Steve-Dave: It scares Professor Barrington Cornelius Smashathing XIV esq. too
Steve-Dave: Like my Grandfather, Professor Barrington Cornelius Smashathing XII Esq. always said: "Professor Barrington Cornelius Smashathing XIV esq., Professor Barrington Cornelius Smashathing XII esq. gets scared when people refer to themselves in the third person, and Professor Barrington Cornelius Smashathing XIV esq., Professor Barrington Cornelius Smashathing XII esq. promises to never do that"

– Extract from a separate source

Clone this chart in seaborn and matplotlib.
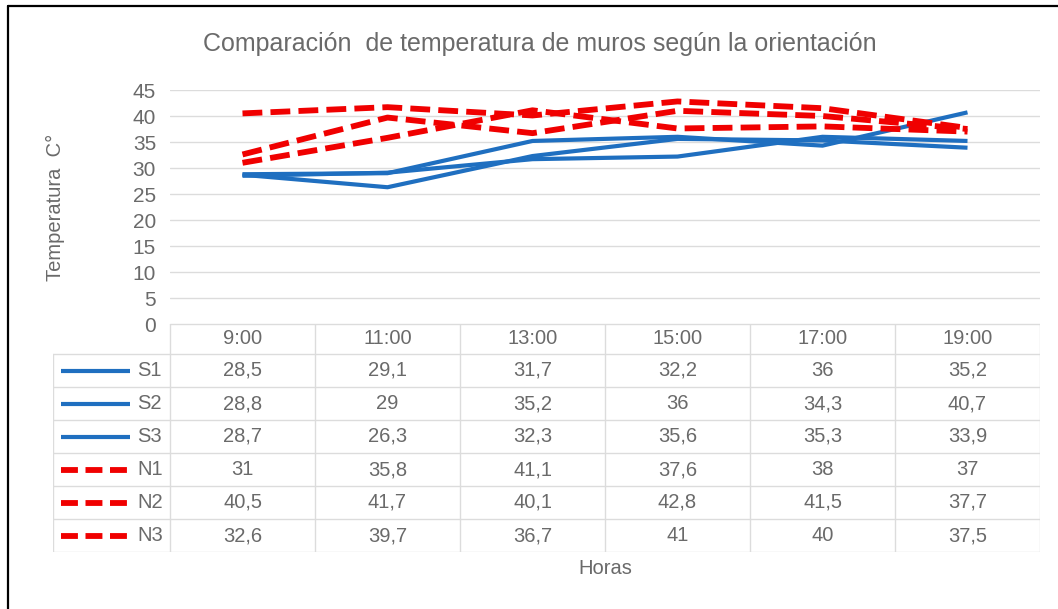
#!/usr/bin/env python3

import pandas as pd
import seaborn as sns
from matplotlib import pyplot as plt
from matplotlib.lines import Line2D

# datos
horas = ['9:00', '11:00', '13:00', '15:00', '17:00', '19:00']
series = ['S1', 'S2', 'S3', 'N1', 'N2', 'N3']
s1 = [28.5, 29.1, 31.7, 32.2, 36, 35.2]
s2 = [28.8, 29, 35.2, 36, 34.3, 40.7]
s3 = [28.7, 26.3, 32.3, 35.6, 35.3, 33.9]
n1 = [31, 35.8, 41.1, 37.6, 38, 37]
n2 = [40.5, 41.7, 40.1, 42.8, 41.5, 37.7]
n3 = [32.6, 39.7, 36.7, 41, 40, 37.5]
yticks = list(range(0, 50, 5))

valores = [s1, s2, s3, n1, n2, n3]

rows = []
for name, vals in zip(series, valores):
    for h, v in zip(horas, vals):
        rows.append({'hora': h, 'temp': v, 'serie': name})
df = pd.DataFrame(rows)

blue = '#1f6fc0'
red = '#f00000'
gray = '#6a6a6a'
grid = '#dcdcdc'
palette = {s: (blue if s.startswith('S') else red) for s in series}
dashes = {s: ('' if s.startswith('S') else (3.4, 1.4)) for s in series}
lw_s, lw_n = 3.0, 4.2

sns.set_style('white')
plt.rcParams['font.family'] = ['Liberation Sans', 'DejaVu Sans']

W, H = 1058, 609
fig = plt.figure(figsize=(W / 100, H / 100), dpi=100)

# pixel helpers
def fx(px):
    return px / W

def fy(py):
    return 1 - py / H

left, right, top0, bot0 = 170, 1040, 90, 324
ax = fig.add_axes([fx(left), fy(bot0), fx(right - left), fy(top0) - fy(bot0)])

for s in series:
    sub = df[df['serie'] == s]
    sns.lineplot(data=sub, x='hora', y='temp', color=palette[s], ax=ax,
                 linewidth=lw_s if s.startswith('S') else lw_n,
                 sort=False, legend=False, zorder=3)
    ln = ax.lines[-1]
    if dashes[s]:
        ln.set_linestyle('--')
        ln.set_dashes(dashes[s])
    ln.set_solid_capstyle('butt')
    ln.set_dash_capstyle('butt')

ax.set_xlim(-0.5, len(horas) - 0.5)
ax.set_ylim(0, 45)
ax.set_yticks(yticks)
ax.set_xticks([])
ax.set_xlabel('')
ax.set_ylabel('')
ax.grid(axis='y', color=grid, lw=1)
ax.set_axisbelow(True)
for sp in ax.spines.values():
    sp.set_visible(False)
ax.tick_params(axis='y', length=0, pad=10, labelsize=15, labelcolor=gray)

# tabla de datos
tleft, tbot = 53, 552
tab = fig.add_axes([fx(tleft), fy(tbot), fx(right - tleft), fy(bot0) - fy(tbot)])
col_w = (right - left) / len(horas)
x0 = -0.5 - (left - tleft) / col_w
tab.set_xlim(x0, len(horas) - 0.5)
hdr, rh = 30, 33
tab.set_ylim(hdr + rh * len(series), 0)
tab.axis('off')

tab.plot([-0.5, len(horas) - 0.5], [0, 0], color=grid, lw=1)
for k in range(len(series) + 1):
    tab.plot([x0, len(horas) - 0.5], [hdr + rh * k] * 2, color=grid, lw=1)
tab.plot([x0, x0], [hdr, hdr + rh * len(series)], color=grid, lw=1)
for i in range(len(horas) + 1):
    tab.plot([i - 0.5] * 2, [0, hdr + rh * len(series)], color=grid, lw=1)

for i, h in enumerate(horas):
    tab.text(i, hdr / 2, h, ha='center', va='center', fontsize=14.5, color=gray)

for k, (name, vals) in enumerate(zip(series, valores)):
    yc = hdr + rh * k + rh / 2
    for i, v in enumerate(vals):
        txt = f'{v:g}'.replace('.', ',')
        tab.text(i, yc, txt, ha='center', va='center', fontsize=14.5, color=gray)
    k0 = x0 + 8 / col_w
    k1 = x0 + 77 / col_w
    if name.startswith('S'):
        tab.plot([k0, k1], [yc, yc], color=blue, lw=lw_s, solid_capstyle='butt')
    else:
        ln, = tab.plot([k0, k1], [yc, yc], color=red, lw=lw_n, ls='--',
                       dash_capstyle='butt')
        ln.set_dashes((2.9, 1.3))
    tab.text(x0 + 84 / col_w, yc, name, ha='left', va='center', fontsize=14.5, color=gray)

# textos
fig.text(fx(540), fy(44), 'Comparación  de temperatura de muros según la orientación',
         ha='center', va='center', fontsize=18, color=gray)
fig.text(fx(55), fy(207), 'Temperatura  C°', rotation=90, ha='center', va='center',
         fontsize=14.5, color=gray)
fig.text(fx(605), fy(568), 'Horas', ha='center', va='center', fontsize=14.5, color=gray)

# borde
fig.add_artist(Line2D([fx(8), fx(8)], [0, fy(6)], color='black', lw=1.6,
                      transform=fig.transFigure))
fig.add_artist(Line2D([fx(8), 1], [fy(6), fy(6)], color='black', lw=1.6,
                      transform=fig.transFigure))

fig.savefig('out.png', dpi=100)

Steve-Dave: And like my twin brother, Professor Barrington Cornelius Smashathing XIV.5 esq. (or Professor Barrington Cornelius Smashathing XIV esq. for short) says: "Professor Barrington Cornelius Smashathing XIV esq., Professor Barrington Cornelius Smashathing XIV.5 esq. doesn't like when people refer to themselves in the third person. You and Professor Barrington Cornelius Smashathing XIV.5 esq. must have gotten that from our grandfather, Professor Barrington Cornelius Smashathing XII esq."
Rayanne Graff: You nerds crack me up.
Steve-Dave: Professor Barrington Cornelius Smashathing XII esq., Professor Barrington Cornelius Smashathing XIV.5 esq. and Professor Barrington Cornelius Smashathing XIV esq. all try our best
Rayanne Graff: ... in the pants department.